Legendary Apple founder dives into Portland's wi-fi fray.

Over the next few months, at least two companies will battle over who gets to build Portland's city-backed wireless Internet system. Consider the first shot fired.

WW has learned that Steve Wozniak, the iconic 55-year-old co-founder of Apple Computer, will join the board of VeriLAN, a pioneering Portland-based wireless company.

"The Woz," a bearded iconoclast who decades ago helped Steve Jobs construct the groundbreaking early Apples in Jobs' garage, should lend credibility to VeriLAN's bid to bridge the "digital divide'' and blanket central Portland with cheap wireless, radio-based Internet access.

"Steve will advise us on how best to roll out this model and make sure the city gets the benefits everyone keeps talking about," says VeriLAN CEO Clive Cook.

Wozniak's link to VeriLAN comes after years of City Hall chatter about creating a wireless (commonly referred to as "wi-fi") system that would operate, at least in part, as a public utility.

The basic idea: The city and other public bodies help a private company build the system by providing free facilities, bureaucratic help and a built-in client base.

In return, the private company guarantees some level of low-cost access for low-income citizens, public services and schools. The system's operator could profit by wholesaling bandwidth to other companies, which in turn could sell premium high-speed accounts to individuals and businesses.

The city-orchestrated brainstorming—which involved the Portland Development Commission, Portland Public Schools, TriMet, various high-tech companies and digital-divide activists—created broad outlines for bidders to follow in a competitive process that starts on Halloween.

The private operator that wins the job will start by swaddling downtown and the Central Eastside in wireless, with expansion (and cost) to be determined in negotiations with the winning bidder.

VeriLAN is expected to joust with EarthLink, an Atlanta-based Internet provider moving aggressively to win citywide wi-fi business nationally.

The Portland company has national designs of its own.
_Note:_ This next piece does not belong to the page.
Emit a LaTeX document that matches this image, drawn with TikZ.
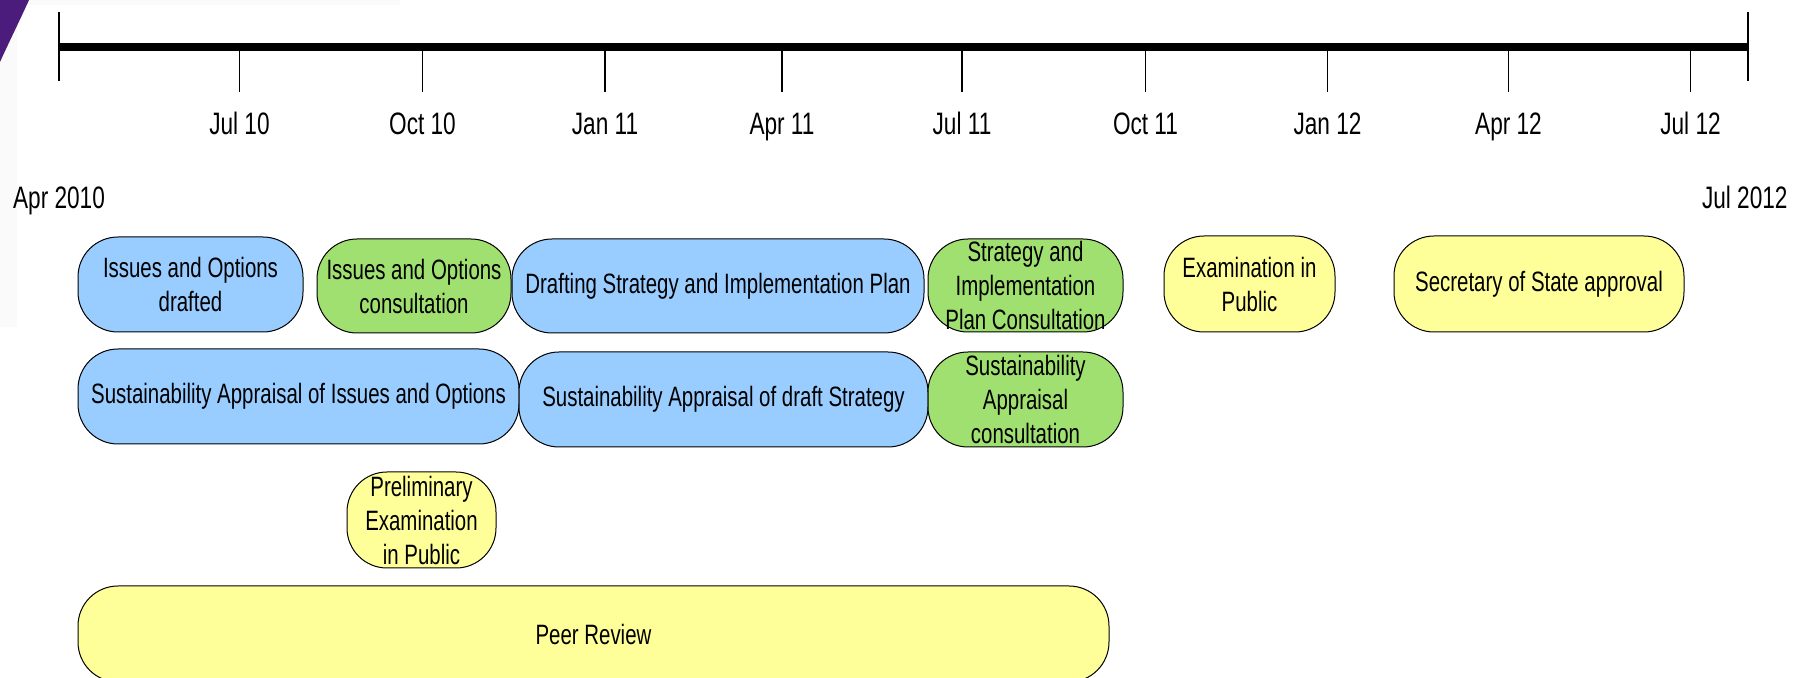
\documentclass[tikz,border=0pt]{standalone}
\usepackage{fontspec}
\setmainfont{Liberation Sans}[FakeStretch=0.73]
\usepackage{tikz}
\usepackage{xcolor}
\definecolor{stage-blue}{HTML}{99CCFF}
\definecolor{stage-green}{HTML}{A0E070}
\definecolor{stage-yellow}{HTML}{FFFF99}
\definecolor{slide-purple}{HTML}{4C1C7C}
\tikzset{
    stage-box/.style = {draw=black, line width=0.5pt, rectangle, rounded corners=20pt, inner sep=0pt, align=center, font=\fontsize{14}{17}\selectfont},
    blue-box/.style = {stage-box, fill=stage-blue},
    green-box/.style = {stage-box, fill=stage-green},
    yellow-box/.style = {stage-box, fill=stage-yellow},
    box-size/.style 2 args = {minimum width=#1*0.5pt, minimum height=#2*0.5pt},
    date-label/.style = {inner sep=0pt, font=\fontsize{15.5}{18}\selectfont},
    tick-line/.style = {line width=0.7pt},
}

\begin{document}
\begin{tikzpicture}[x=0.5pt, y=-0.5pt]
\useasboundingbox (0,0) rectangle (1796,678);
% slide background
\fill[black!2] (0,0) rectangle (400,5);
\fill[black!2] (0,0) rectangle (17,327);
\fill[slide-purple] (0,0) -- (29,0) .. controls (20,20) and (10,40) .. (0,62) -- cycle;

% time axis
\coordinate (axis-start) at (59,47);
\coordinate (axis-end) at (1748,47);
\draw[line width=4pt] (axis-start) -- (axis-end);
\draw[tick-line] ([yshift=17.5pt]axis-start) -- ([yshift=-17pt]axis-start);
\draw[tick-line] ([yshift=17.5pt]axis-end) -- ([yshift=-17pt]axis-end);
\foreach \x/\month [count=\i] in {239.5/Jul 10, 422.5/Oct 10, 605/Jan 11, 782/Apr 11, 962/Jul 11, 1145.5/Oct 11, 1327.5/Jan 12, 1508.5/Apr 12, 1690.5/Jul 12} {
    \coordinate (tick-\i) at (\x,47);
    \draw[tick-line] (tick-\i) -- ++(0,45);
    \node[date-label, anchor=base] (month-\i) at (\x,135) {\month};
}
\node[date-label, anchor=base west] (start-date) at (12.7,209) {Apr 2010};
\node[date-label, anchor=base east] (end-date) at (1788,209) {Jul 2012};

% stages
\node[blue-box, box-size={225}{95}] (issues-drafted) at (190.5,284.5) {Issues and Options\\drafted};
\node[green-box, box-size={194}{94}] (issues-consult) at (414,286) {Issues and Options\\consultation};
\node[blue-box, box-size={412}{94}] (drafting) at (718,286) {Drafting Strategy and Implementation Plan};
\node[green-box, box-size={195}{93}] (strategy-consult) at (1025.5,285.5) {Strategy and\\Implementation\\Plan Consultation};
\node[yellow-box, box-size={171}{96}] (eip) at (1249.5,284) {Examination in\\Public};
\node[yellow-box, box-size={290}{96}] (sos-approval) at (1539,284) {Secretary of State approval};

\node[blue-box, box-size={441}{95}] (sa-issues) at (298.5,396.5) {Sustainability Appraisal of Issues and Options};
\node[blue-box, box-size={409}{95}] (sa-draft) at (723.5,399.5) {Sustainability Appraisal of draft Strategy};
\node[green-box, box-size={195}{95}] (sa-consult) at (1025.5,399.5) {Sustainability\\Appraisal\\consultation};

\node[yellow-box, box-size={149}{96}] (prelim-eip) at (421.5,520) {Preliminary\\Examination\\in Public};

\node[yellow-box, box-size={1031}{96}] (peer-review) at (593.5,634) {Peer Review};
\end{tikzpicture}
\end{document}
After launching the United States' first private, subscribers-only wireless Internet service in 2003, VeriLAN views public-private efforts as wireless's future.

"This model gives you the anchor tenants—the city, the schools and TriMet—and at the same time creates an open, competitive network," Cook says. "With the separation between the wholesale side and the retail service providers, you retain the benefits of the market."

Wozniak, who was unavailable for an interview, became a free-floating entrepreneur and philanthropist after leaving Apple in 1985.

A selection committee will interview companies gunning for the project Nov. 28 and make a recommendation by the end of 2005. Work on the system is expected to begin next spring.